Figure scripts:
==============================
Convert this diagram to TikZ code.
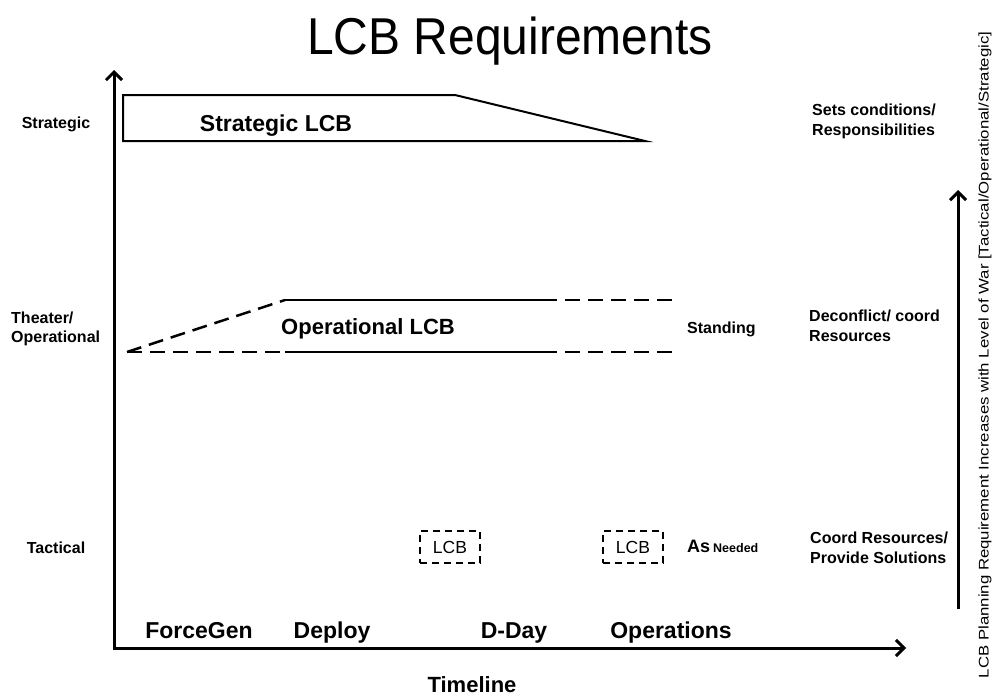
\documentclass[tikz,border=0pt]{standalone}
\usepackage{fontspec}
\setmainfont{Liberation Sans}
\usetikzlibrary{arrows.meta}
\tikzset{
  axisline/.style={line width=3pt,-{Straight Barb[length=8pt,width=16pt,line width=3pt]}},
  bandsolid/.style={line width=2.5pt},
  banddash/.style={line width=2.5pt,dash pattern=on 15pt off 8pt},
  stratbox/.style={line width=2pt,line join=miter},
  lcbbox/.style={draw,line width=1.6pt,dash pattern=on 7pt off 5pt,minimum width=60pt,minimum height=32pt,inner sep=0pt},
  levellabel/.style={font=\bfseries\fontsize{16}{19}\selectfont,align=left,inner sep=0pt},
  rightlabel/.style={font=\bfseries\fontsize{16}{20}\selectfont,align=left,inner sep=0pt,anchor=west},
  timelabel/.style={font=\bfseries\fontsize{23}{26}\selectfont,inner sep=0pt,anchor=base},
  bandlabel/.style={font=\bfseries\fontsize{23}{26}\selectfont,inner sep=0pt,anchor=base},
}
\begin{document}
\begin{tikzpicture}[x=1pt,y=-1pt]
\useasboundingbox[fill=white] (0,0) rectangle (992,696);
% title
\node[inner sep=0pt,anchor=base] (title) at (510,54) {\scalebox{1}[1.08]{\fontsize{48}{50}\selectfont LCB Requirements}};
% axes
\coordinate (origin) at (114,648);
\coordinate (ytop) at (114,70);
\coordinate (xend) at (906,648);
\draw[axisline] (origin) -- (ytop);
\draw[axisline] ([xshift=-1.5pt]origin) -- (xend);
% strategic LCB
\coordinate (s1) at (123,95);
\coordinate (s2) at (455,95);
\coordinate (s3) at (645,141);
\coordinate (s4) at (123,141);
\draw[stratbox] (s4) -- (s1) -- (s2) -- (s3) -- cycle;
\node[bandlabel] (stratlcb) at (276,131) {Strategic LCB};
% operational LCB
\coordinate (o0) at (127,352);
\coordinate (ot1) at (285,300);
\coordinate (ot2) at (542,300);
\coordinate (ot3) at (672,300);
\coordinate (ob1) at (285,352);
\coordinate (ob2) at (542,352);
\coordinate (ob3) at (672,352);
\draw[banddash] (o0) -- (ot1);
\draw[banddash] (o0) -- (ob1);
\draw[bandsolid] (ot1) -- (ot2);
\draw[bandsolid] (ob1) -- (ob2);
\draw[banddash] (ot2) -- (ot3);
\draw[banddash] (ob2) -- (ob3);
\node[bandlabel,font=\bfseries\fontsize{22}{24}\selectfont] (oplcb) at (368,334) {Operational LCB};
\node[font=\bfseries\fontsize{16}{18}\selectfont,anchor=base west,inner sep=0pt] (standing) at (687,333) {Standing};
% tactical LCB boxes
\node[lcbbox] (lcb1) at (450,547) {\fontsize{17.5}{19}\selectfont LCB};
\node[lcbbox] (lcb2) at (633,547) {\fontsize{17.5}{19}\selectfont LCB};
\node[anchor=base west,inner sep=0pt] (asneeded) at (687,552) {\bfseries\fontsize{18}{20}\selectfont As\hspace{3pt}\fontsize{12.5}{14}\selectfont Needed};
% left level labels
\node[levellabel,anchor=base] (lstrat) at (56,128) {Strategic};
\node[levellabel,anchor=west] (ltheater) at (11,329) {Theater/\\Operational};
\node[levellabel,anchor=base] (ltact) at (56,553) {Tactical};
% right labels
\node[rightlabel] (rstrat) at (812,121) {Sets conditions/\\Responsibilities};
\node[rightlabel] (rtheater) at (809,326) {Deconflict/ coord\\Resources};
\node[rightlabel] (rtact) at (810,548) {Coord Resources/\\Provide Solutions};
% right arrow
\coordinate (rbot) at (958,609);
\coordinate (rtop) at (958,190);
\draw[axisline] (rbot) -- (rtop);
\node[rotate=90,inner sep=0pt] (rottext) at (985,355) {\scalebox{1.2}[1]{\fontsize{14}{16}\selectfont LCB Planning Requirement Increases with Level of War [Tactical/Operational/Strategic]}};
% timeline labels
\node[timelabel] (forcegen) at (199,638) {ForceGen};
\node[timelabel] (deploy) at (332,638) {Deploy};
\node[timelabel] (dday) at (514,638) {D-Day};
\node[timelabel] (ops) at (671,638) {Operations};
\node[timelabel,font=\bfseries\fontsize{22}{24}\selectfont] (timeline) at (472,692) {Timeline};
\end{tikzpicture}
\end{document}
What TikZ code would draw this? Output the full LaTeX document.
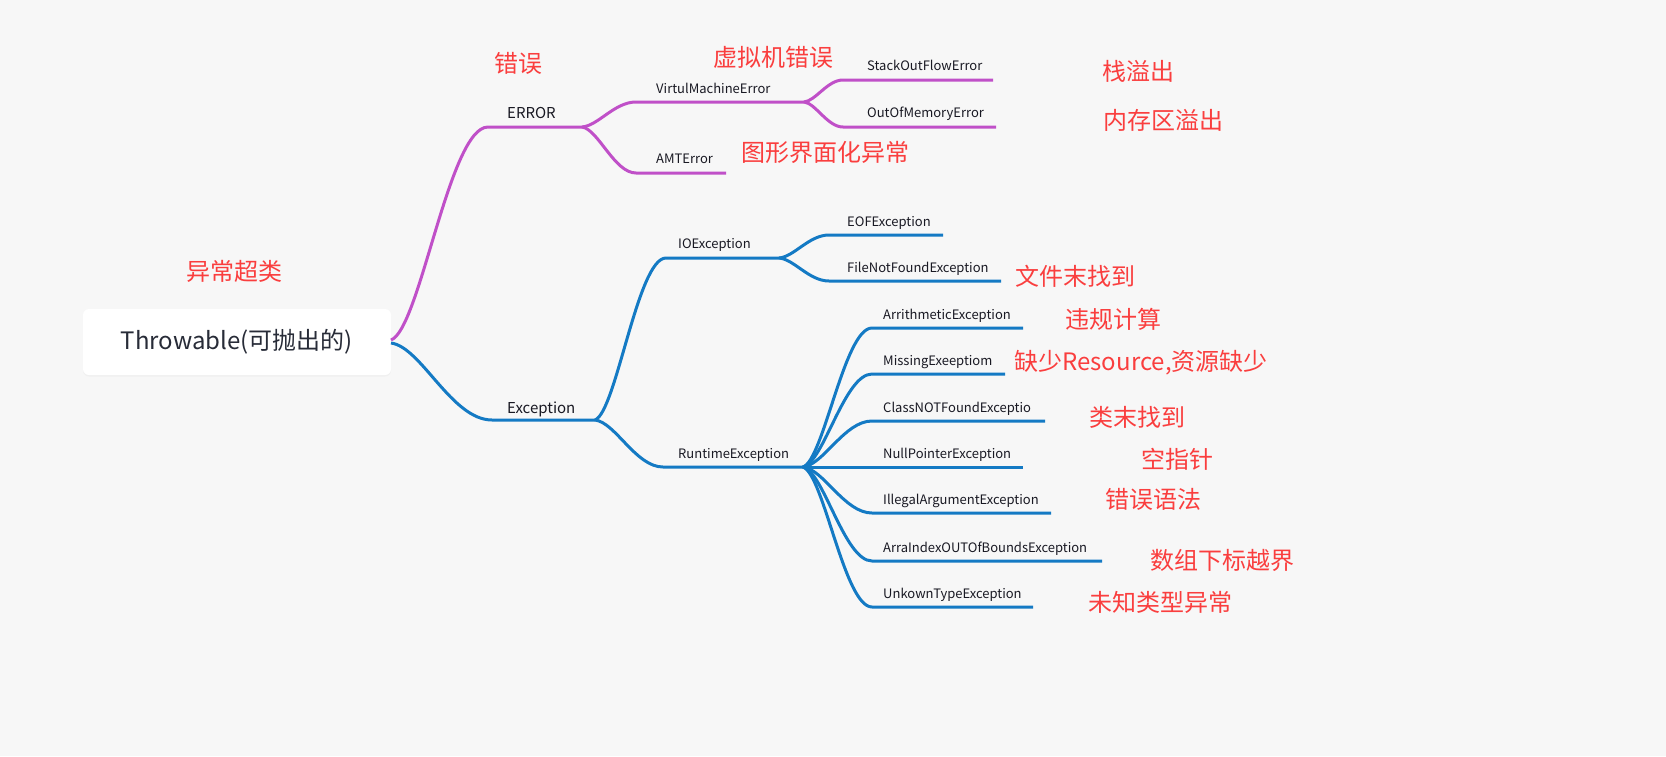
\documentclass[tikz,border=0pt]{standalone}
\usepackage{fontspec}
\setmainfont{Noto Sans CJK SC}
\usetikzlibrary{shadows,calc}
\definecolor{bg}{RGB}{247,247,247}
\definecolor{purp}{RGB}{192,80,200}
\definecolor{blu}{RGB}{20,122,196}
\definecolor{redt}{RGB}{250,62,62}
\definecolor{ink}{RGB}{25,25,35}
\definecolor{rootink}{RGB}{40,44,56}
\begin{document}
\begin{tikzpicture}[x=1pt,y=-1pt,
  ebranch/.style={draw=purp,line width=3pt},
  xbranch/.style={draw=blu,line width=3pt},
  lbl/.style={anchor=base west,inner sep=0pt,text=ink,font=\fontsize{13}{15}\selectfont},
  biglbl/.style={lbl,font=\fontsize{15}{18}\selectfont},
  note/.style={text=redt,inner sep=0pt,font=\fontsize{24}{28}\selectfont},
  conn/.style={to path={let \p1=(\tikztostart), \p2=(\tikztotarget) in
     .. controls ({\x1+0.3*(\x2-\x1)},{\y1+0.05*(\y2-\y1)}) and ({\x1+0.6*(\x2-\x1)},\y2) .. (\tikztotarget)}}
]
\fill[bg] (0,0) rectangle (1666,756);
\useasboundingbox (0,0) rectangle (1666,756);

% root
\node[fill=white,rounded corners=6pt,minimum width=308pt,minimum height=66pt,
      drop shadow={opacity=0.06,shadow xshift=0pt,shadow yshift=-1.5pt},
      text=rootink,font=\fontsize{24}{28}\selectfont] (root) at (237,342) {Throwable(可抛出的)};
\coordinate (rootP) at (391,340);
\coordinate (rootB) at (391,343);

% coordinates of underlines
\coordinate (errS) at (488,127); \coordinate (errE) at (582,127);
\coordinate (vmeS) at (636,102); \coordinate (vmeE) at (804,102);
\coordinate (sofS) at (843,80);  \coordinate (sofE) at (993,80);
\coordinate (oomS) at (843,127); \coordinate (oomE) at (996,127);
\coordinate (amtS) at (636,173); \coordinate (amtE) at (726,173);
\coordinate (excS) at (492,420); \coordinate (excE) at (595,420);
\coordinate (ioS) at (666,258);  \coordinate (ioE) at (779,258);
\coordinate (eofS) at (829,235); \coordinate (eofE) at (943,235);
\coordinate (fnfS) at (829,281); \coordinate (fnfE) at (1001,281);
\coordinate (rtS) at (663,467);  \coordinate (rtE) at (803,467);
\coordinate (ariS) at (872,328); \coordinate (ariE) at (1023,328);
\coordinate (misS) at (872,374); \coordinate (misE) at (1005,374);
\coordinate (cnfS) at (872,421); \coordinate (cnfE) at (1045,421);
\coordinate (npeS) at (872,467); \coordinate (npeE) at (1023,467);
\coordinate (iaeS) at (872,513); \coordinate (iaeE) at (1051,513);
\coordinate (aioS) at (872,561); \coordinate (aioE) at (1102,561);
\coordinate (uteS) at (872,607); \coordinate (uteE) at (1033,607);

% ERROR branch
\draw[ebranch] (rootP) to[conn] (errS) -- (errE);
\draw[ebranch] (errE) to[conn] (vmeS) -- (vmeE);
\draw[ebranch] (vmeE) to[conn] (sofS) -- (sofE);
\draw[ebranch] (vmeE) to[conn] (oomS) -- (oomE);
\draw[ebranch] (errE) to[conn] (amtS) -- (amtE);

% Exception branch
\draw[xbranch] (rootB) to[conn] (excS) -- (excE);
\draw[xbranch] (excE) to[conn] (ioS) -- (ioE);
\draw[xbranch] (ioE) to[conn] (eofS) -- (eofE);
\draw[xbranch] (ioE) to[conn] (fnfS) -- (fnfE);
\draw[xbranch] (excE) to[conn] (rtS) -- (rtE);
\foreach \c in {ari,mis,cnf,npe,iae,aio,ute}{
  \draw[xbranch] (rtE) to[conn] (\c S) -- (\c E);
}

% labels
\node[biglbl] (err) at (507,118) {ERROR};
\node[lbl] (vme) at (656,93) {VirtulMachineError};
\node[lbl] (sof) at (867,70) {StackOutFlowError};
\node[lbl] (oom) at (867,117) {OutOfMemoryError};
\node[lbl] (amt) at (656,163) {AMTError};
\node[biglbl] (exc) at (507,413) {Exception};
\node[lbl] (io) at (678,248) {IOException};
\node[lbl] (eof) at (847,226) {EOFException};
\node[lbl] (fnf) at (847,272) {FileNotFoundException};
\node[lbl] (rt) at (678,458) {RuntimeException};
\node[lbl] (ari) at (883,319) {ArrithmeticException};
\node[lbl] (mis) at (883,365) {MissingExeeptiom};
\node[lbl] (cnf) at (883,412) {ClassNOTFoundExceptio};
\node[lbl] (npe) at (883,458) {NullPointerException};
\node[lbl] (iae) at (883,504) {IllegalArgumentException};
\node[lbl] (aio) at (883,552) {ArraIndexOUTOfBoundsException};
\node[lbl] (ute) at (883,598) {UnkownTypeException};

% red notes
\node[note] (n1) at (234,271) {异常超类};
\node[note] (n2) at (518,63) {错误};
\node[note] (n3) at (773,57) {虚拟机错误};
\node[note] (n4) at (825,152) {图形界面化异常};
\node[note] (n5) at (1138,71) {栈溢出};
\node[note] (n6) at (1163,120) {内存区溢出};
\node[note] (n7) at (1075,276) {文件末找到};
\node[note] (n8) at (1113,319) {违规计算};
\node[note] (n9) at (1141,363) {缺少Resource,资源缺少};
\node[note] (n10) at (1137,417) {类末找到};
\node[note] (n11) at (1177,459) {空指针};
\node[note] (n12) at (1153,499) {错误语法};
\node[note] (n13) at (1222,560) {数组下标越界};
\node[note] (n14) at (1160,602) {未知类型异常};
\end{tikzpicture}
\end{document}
==============================
▸ TASK BRIEF:
Gather up the lines that contain the word "code".

▸ PROBLEM SOLUTION:
Convert this diagram to TikZ code.
What TikZ code would draw this? Output the full LaTeX document.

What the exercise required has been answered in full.